Cauterizada a duras penas la herida bélica – el Berlín familiar devastado lo descompuso–, Berggruen volvió a Europa, se instaló en París y comerció con el arte para sobrevivir. Sin embargo, en pocos años su nombre se alineaba junto a Rosenberg y Kahnweiler y los museos internacionales se disputaban sus ofertas. ¿Azar o audacia? Es cierto que había asociado arriesgadamente a Picasso con Klee cimentando un frente inexpugnable de novedad y complejidad artística. La autobiografía de Berggruen aparecerá en breve en castellano con el título Fui mi mejor cliente (Elba). Buen motivo para detenernos en el personaje y su circunstancia: la fortuna crítica de Picasso, Matisse y Miró en los años de reconstrucción europea. Con la colaboración activa de Gertrude Stein y Peggy Guggenheim. Convertido pues en librero anticuario en el corazón de París, Berggruen se especializó enseguida en libros de artista y cuidadas litografías que lo aproximaron a Picasso. Fue un deslumbramiento recíproco que fraguó una amistad duradera.

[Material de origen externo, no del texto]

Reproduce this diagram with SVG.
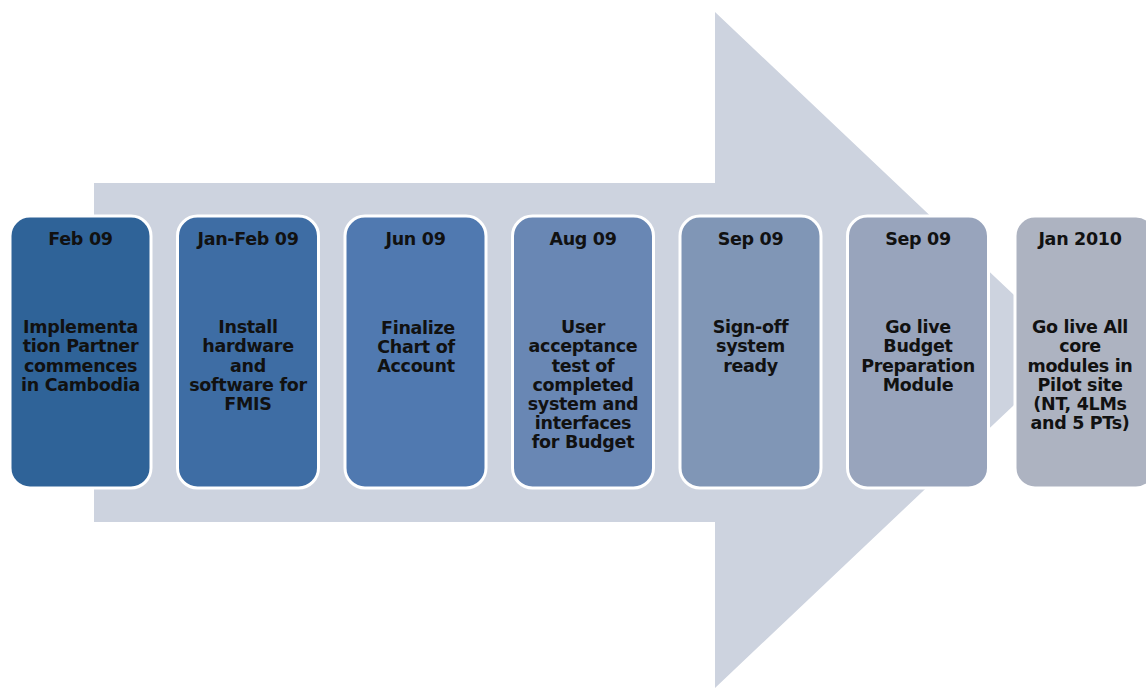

Comienza a adquirir discretos dibujos de Picasso en lápiz y grafito, que le permiten la audacia de comprar con acierto pequeños óleos y acuarelas en el fluido mercado de segunda mano que rodea al artista: regalos del pintor y sospechosos restos del naufragio europeo. Son obras creadas durante la Segunda Guerra Mundial, la década feliz con Dora Maar, que se convierten en el talismán de las futuras pesquisas del galerista. La suerte estaba echada y apunta la Colección Berggruen que se transforma en el referente obligado para los rastreadores del estilo y el signo gráfico distintivo del genial malagueño que demandan una obra significativa. “Sencillamente se compraba y se vendía”, confiesa Berggruen, sin relaciones ni capital para iniciar una colección seria. Aun así perseguía con perseverancia y persuasión a los artistas contemporáneos de Picasso que coincidían en París en aquellos años mágicos.

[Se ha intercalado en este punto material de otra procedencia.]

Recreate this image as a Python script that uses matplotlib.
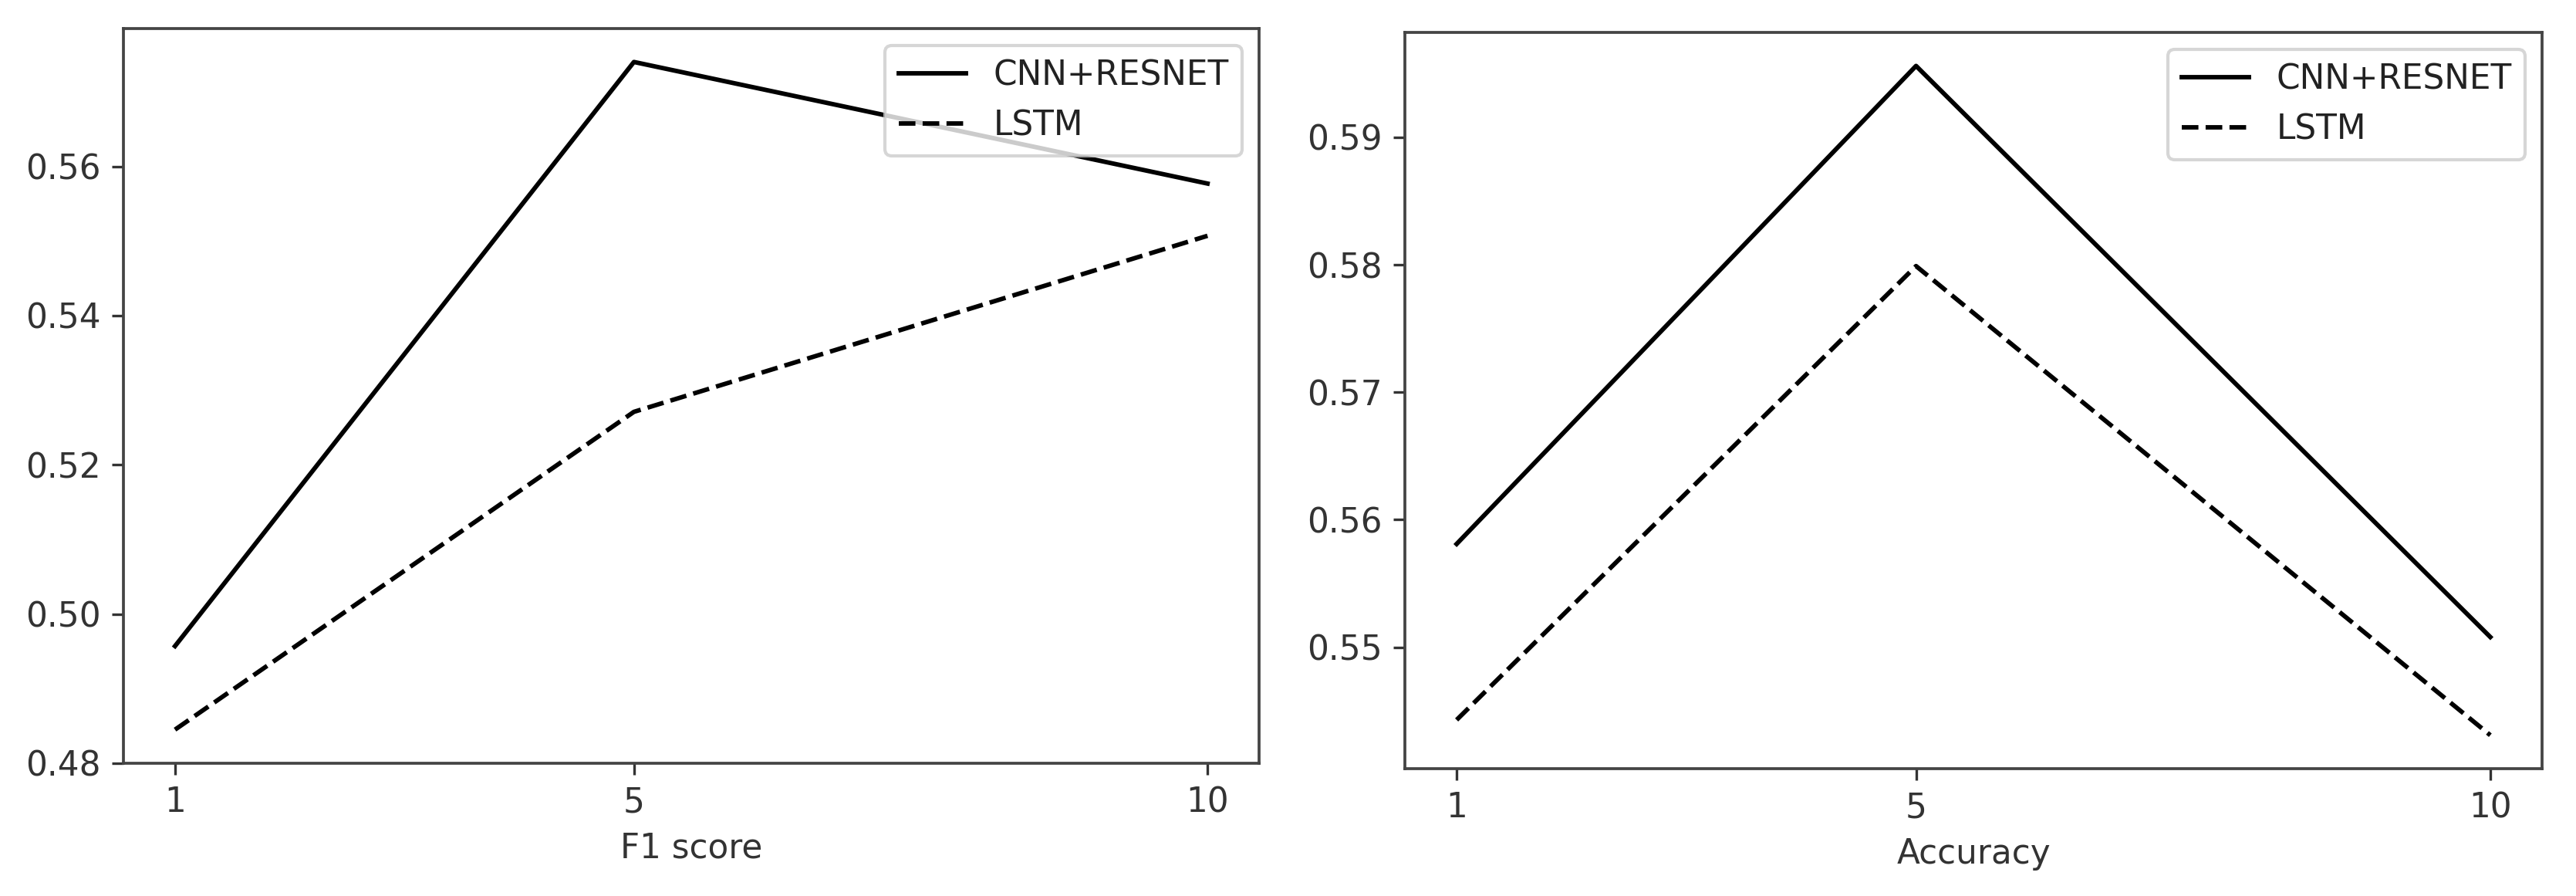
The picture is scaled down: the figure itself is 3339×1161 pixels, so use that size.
import matplotlib
matplotlib.use("Agg")
import matplotlib.pyplot as plt

# values
epochs = [1, 5, 10]
f1_cnn = [0.4957, 0.5740, 0.5577]
f1_lstm = [0.4845, 0.5271, 0.5507]
acc_cnn = [0.5581, 0.5956, 0.5508]
acc_lstm = [0.5443, 0.5799, 0.5431]

f1_ticks = [0.48, 0.50, 0.52, 0.54, 0.56]
acc_ticks = [0.55, 0.56, 0.57, 0.58, 0.59]

plt.rcParams["font.size"] = 10.5
plt.rcParams["text.color"] = "#222222"
plt.rcParams["xtick.color"] = "#333333"
plt.rcParams["ytick.color"] = "#333333"

fig = plt.figure(figsize=(11.13, 3.87), dpi=300)
ax1 = fig.add_axes([0.0479, 0.1482, 0.4409, 0.8199])
ax2 = fig.add_axes([0.5454, 0.1421, 0.4414, 0.8217])

panels = [
    (ax1, f1_cnn, f1_lstm, f1_ticks, "F1 score"),
    (ax2, acc_cnn, acc_lstm, acc_ticks, "Accuracy"),
]

for ax, cnn, lstm, yt, label in panels:
    ax.plot(epochs, cnn, color="black", linewidth=1.4, label="CNN+RESNET")
    ax.plot(epochs, lstm, color="black", linewidth=1.4, linestyle="--", label="LSTM")
    ax.set_xticks(epochs)
    ax.set_yticks(yt)
    ax.set_yticklabels(["%.2f" % v for v in yt])
    ax.set_xlabel(label, color="#333333")
    for s in ax.spines.values():
        s.set_color("#444444")
        s.set_linewidth(0.9)
    ax.legend(loc="upper right")

fig.savefig("out.png", dpi=300)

Paul Éluard fue el amigo providencial que acercó Berggruen a Picasso, cierto, pero que también le descubrió la estrategia eficaz para introducirse sigilosamente en el mercado todavía clandestino de Paul Klee, cuya obra siempre deslumbradora pero hermética recuperaba el añorado calor público de los años oscuros que concluyeron en la farsa vergonzosa del Arte Degenerado. Picasso y Paul Klee, dos Pablos premonitorios y providenciales, han sido las afinidades electivas que fraguaron el arriesgado programa expositivo de Berggruen, la trama de adquisiciones, fama y prestigio que convirtió al galerista en el hombre del arte en París en el momento de trueque de la generación prebélica en un floreciente y competitivo espacio de arte grande. La pasión arrebatadora de la belleza formal.

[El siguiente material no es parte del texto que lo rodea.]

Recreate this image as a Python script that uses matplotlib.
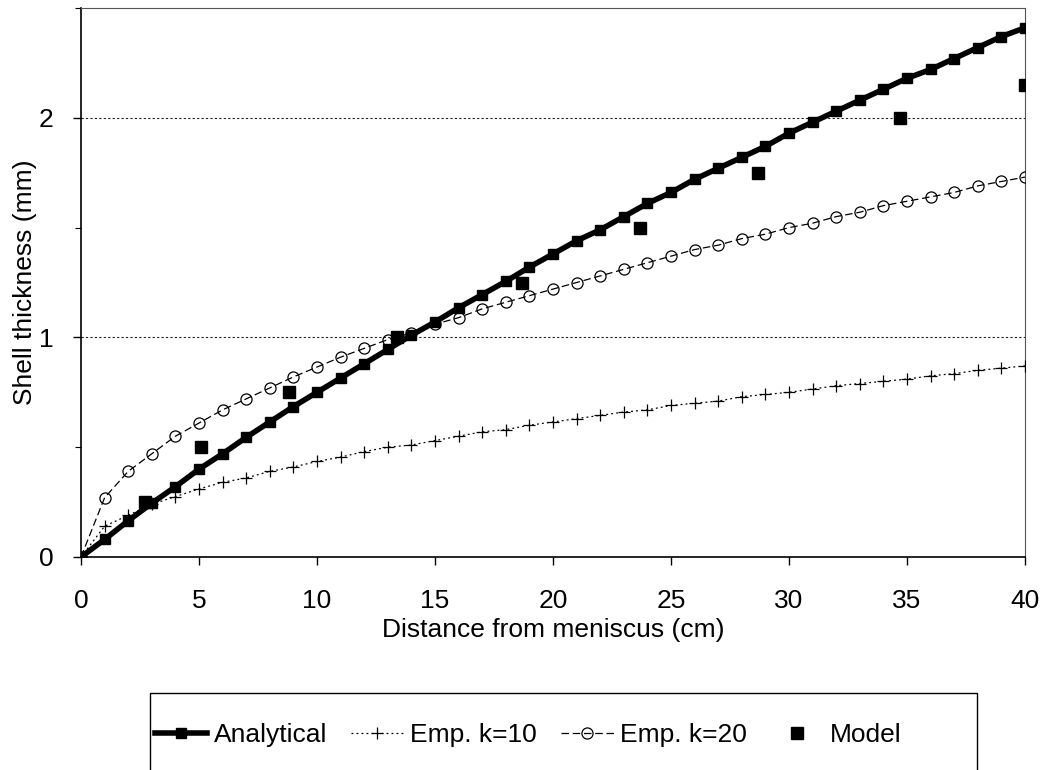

Fui mi mejor cliente visualiza la transformación del galerista afable y persuasivo en coleccionista vocacional y combativo, orientado por el certero gusto personal sin otra prioridad que la excelencia selectiva. Si pensamos que hablamos de Picasso y de Klee la exigencia se magnifica peligrosamente en obsesión y el resultado maravilla por su envergadura titánica. Berggruen, ese apellido siempre mal ortografiado por el intuitivo Picasso, manifiesta apenas tiene ocasión su respeto ancestral por el arte nuevo, valga la paradoja, que considera heredero del arte degenerado execrado por el nazismo y puntea el hilo rojo del mejor arte del siglo XX.
La obra de Klee era el complemento imprescindible para “entrar en Picasso”, esos paraísos planos de colores complementarios, trenzados de signos difíciles, elocuentes a propósito de la actitud intelectual del coleccionista: un arte impreciso. La obra de arte vista como el ejemplo feliz de la extraña conjura formal que se afirma por sorpresa en la tela contra el tiempo. Una búsqueda de afinidades empedrada de múltiples detalles formales y expresivos que urden una tupida red de intrigantes significados artísticos. El relato ameno y gratificante de esta proeza la relata con entusiasmo el libro que nos espera.